Delius and Glaser say:
“The idea that polygamous marriage provided a comprehensive context for
male sexuality in precolonial African societies is … less than
plausible.” Their essay was written six years ago and in response to
vacuous claims about the origins of SA’s HIV/AIDS crisis. It was also
written long before the escapades of SA’s most notorious polygamist
dominated the news. Still, it is fascinating to read the essay in light
of President Jacob Zuma ’s latest shenanigans. Rereading the essay
helped me to understand Zuma’s apology for fathering a child with a
friend’s daughter.
Zuma’s argument has
always been that polygamy is more honest and that it is an ancient
African custom.
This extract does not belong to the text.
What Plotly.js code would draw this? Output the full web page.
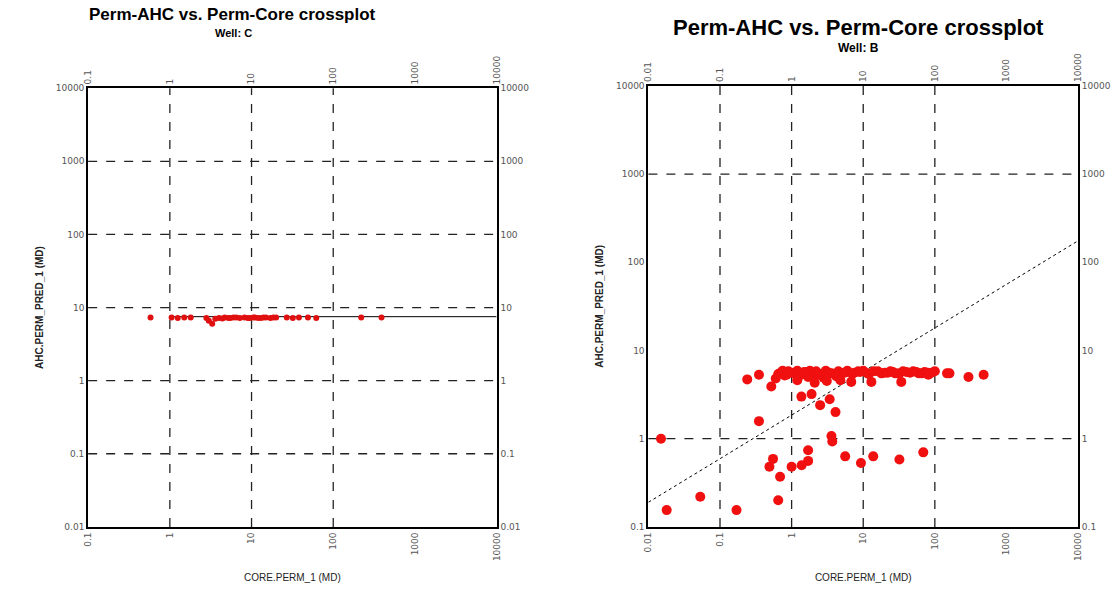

Well, the practice might be honest but he is not, as we
know all too well. Yes, it is true that there was polygamy in
precolonial Africa but it was, as Delius and Glaser argue, “a minority
activity”. Zuma, a commoner son of commoner parents, has appropriated
for himself a “privilege” that used to be the preserve of men of wealth
and power.
We could of course say
that this is a classic case of a local boy done good. Except we know
that Zuma was helping himself to this “privilege” even when he did not
have the means — back when one Schabir Shaik was paying for everything
for Zuma, from children’s school fees to groceries.